Anyone who has looked into the University’s history would know that our institution traces back its roots to the city of Detroit, where it was founded in 1817 and continued until 1837 before moving to Ann Arbor. A recent proposal to organize a program for University students to spend a semester working in Detroit while taking classes at the University’s Detroit Center would be a timely return to those distant roots. The program promises immense benefits for all parties involved; the city of Detroit, the University of Michigan and University students, but in order to work, it must be broad enough to make a significant impact and simple enough for the average student to get involved.

The program, still in its planning stages, would allow students to spend a semester in Detroit taking classes at the University’s Detroit Center, working in the community and living in the city. Like other outreach efforts from the University, such as the Detroit Project, the program will be part of the new collaboration between the University and the Motor City. The program could increase the University’s presence in Detroit as a way to reach out to minority groups and seek potential students for the Ann Arbor campus.

The importance of such a program can hardly be overstated. Detroit, despite its shortcomings, is still the 11th largest city in America, and it still offers an array of opportunities and a wide range of people from different socioeconomic and cultural backgrounds. In the same way that study abroad programs expose students to new environments, spending time in Detroit would be another experience that students could choose to broaden their experience and understanding of both American society and their chosen field of study. And it would be much cheaper than a semester abroad or even a semester in New York City.

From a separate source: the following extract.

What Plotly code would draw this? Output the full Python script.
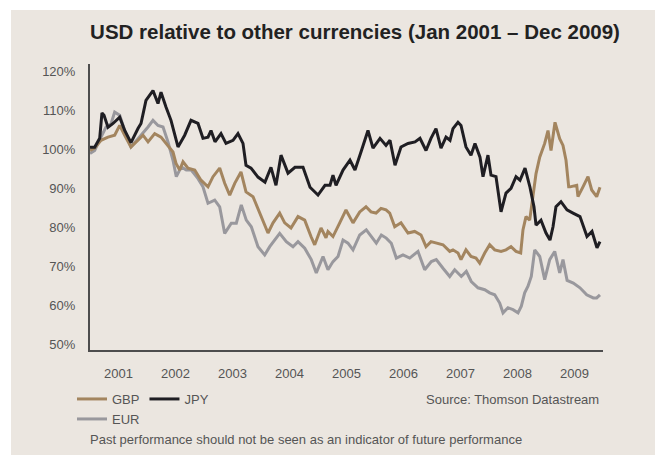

Exposing students to the realities of an urban center like Detroit and maintaining a strong University presence there could also help in promoting understanding and diversity – at both the personal and institutional levels. Compared to the rest of Michigan, Ann Arbor is a bubble of prosperity that many students take for granted. Making students aware of the real maladies plaguing our state will personally invest them in the state’s struggles and maybe even make them care enough to stay in the state upon graduation. Thus, the program should be tailored to the average University student, not simply the select few who will take the extra initiative.

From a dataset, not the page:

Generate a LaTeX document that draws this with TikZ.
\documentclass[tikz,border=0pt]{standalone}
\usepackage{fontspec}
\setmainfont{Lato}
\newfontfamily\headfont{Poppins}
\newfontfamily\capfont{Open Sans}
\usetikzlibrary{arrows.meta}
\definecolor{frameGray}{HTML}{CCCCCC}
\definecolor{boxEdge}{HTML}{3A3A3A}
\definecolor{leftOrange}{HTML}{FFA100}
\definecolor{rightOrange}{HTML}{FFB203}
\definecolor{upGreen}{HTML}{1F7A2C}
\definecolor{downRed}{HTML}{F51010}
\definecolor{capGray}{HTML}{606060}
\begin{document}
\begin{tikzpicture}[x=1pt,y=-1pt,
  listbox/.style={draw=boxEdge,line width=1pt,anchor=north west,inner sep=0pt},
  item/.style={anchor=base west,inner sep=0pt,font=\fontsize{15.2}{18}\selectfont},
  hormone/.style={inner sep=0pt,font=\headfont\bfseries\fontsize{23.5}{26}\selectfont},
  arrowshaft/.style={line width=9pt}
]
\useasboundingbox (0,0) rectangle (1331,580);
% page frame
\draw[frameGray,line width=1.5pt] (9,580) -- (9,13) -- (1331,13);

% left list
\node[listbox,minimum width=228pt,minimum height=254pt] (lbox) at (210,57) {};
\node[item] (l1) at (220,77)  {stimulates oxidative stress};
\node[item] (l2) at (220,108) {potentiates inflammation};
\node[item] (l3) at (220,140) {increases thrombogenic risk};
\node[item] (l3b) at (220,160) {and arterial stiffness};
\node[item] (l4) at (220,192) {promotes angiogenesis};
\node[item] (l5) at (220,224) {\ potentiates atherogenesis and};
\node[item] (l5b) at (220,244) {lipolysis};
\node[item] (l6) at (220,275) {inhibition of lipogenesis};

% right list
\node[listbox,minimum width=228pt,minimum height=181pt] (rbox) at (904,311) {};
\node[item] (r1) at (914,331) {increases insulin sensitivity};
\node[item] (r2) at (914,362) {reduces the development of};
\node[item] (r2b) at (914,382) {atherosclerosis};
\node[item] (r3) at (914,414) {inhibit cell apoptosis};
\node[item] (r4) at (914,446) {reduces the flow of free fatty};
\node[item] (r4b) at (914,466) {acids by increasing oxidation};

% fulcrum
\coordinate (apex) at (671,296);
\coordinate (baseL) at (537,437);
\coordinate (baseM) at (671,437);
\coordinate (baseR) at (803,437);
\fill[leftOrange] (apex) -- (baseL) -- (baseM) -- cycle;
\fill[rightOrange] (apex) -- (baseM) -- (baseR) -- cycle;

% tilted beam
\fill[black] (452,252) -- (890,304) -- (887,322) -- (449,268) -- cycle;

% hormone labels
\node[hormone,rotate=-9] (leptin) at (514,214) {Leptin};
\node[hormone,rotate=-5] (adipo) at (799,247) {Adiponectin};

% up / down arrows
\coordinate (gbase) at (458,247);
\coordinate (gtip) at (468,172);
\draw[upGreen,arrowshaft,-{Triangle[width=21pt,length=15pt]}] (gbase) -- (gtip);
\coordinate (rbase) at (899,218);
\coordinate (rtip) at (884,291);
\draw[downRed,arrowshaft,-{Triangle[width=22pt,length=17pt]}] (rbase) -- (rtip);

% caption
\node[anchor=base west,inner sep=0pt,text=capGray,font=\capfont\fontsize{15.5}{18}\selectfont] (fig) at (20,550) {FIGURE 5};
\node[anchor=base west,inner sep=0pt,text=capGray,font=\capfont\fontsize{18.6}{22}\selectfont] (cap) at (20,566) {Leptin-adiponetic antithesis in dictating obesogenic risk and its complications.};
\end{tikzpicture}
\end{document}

Having a presence in Detroit will make the University more accessible and personal to a pool of diverse students that the University hopes to attract. It’s better than outreach; it’s like the University being in your own backyard. In the aftermath of Proposal 2, this could prove vital as the University seeks to continue bringing in underrepresented minorities – groups that disproportionately live in urban centers like Detroit.

The idea is equally as useful for Detroit too. Access to the big talent and knowledge pool from one of the finest research universities in the world could prove crucial to its revival. Close collaboration with the University is bound to leave an impact in the research and development and other knowledge-based industries, similar to the way that schools like University of California at Berkeley and Stanford University fostered the growth of Silicon Valley. More generally, by investing in Detroit, the University is endorsing a belief that Detroit will succeed – an endorsement that alone could help the city’s image and encourage investment from other institutions and businesses.